Off to the right (heading southbound) is the Al Zampa Bridge which carries I-80 across the Carquinez Strait between Vallejo and Crockett. The Benicia Waterfront segment of the Ridge Trail nearly connects the Solano County approaches to these two bridges. The buildings in the foreground are part of the old Benicia Arsenal.
It seems that there is always a freighter moored at (at least) one of the port stations along the waterfront, an ever-present reminder of the commercial activity that drives the local economy.
Walking down the Martinez-side approach, there is a view some of the oil refinery towers that define the skyline.
Once the bike path is at ground level there are almost continuous plantings of colorful flowers.
After reaching the end of the segment at the bottom of the approach ramp, I turned around and walked back. Before I reached the bridge, I noticed a western bluebird perched on the top of a post. Approaching Benicia there was a view of nearby hills, most likely the Lake Herman Open Space and/or Sulphur Springs Mtn. Between the regular array of lights for the roadway are yellow oil storage tanks associated with another refinery.
The second part of this segment explored some of the Benicia Arsenal area, which includes both historical buildings and some newer-looking houses. The bike and pedestrian routes follow parallel streets for a couple of blocks before the current end of the Ridge Trail route at the intersection of Military East, Jefferson, and Adams.

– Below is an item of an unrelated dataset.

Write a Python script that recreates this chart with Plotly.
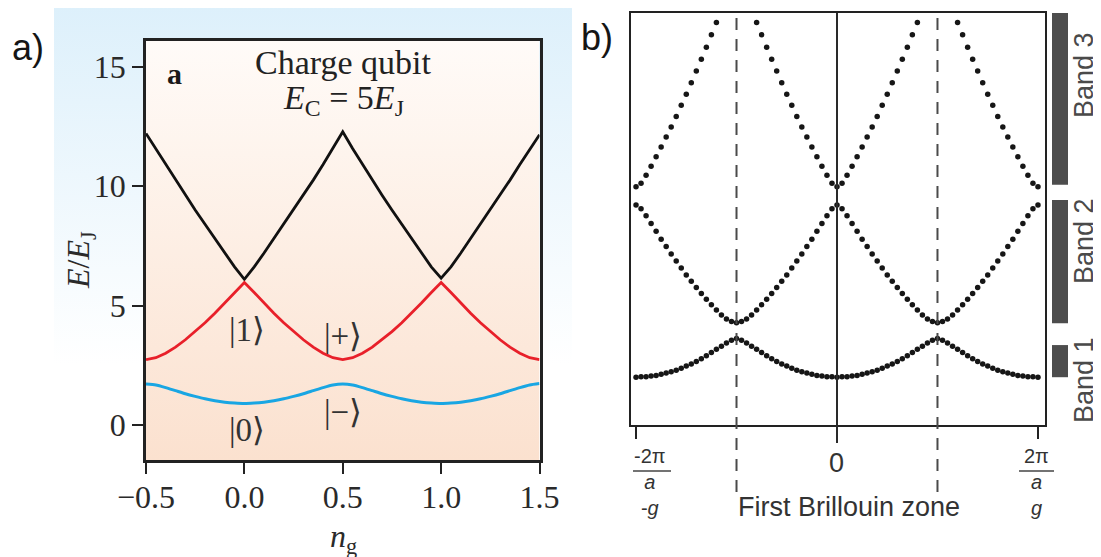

I ended up walking down the hill along the bike route and up the hill along the pedestrian route. This was one of the stately houses overlooking Carquinez Strait and the regional shoreline areas on the other side.
After returning up to the bridge approach area I continued up to the Vista Point. From this higher vantage point the view of Mt Diablo behind the northbound bridge is spectacular.
There is also a clear view toward Suisun Bay, including a windmill farm and the local portion of the Navy’s mothball fleet.
A bridge crossing provides a different kind of open feeling than walking across hilltops in an open space preserve. Both are great feelings, though, and enhance the outdoor experience.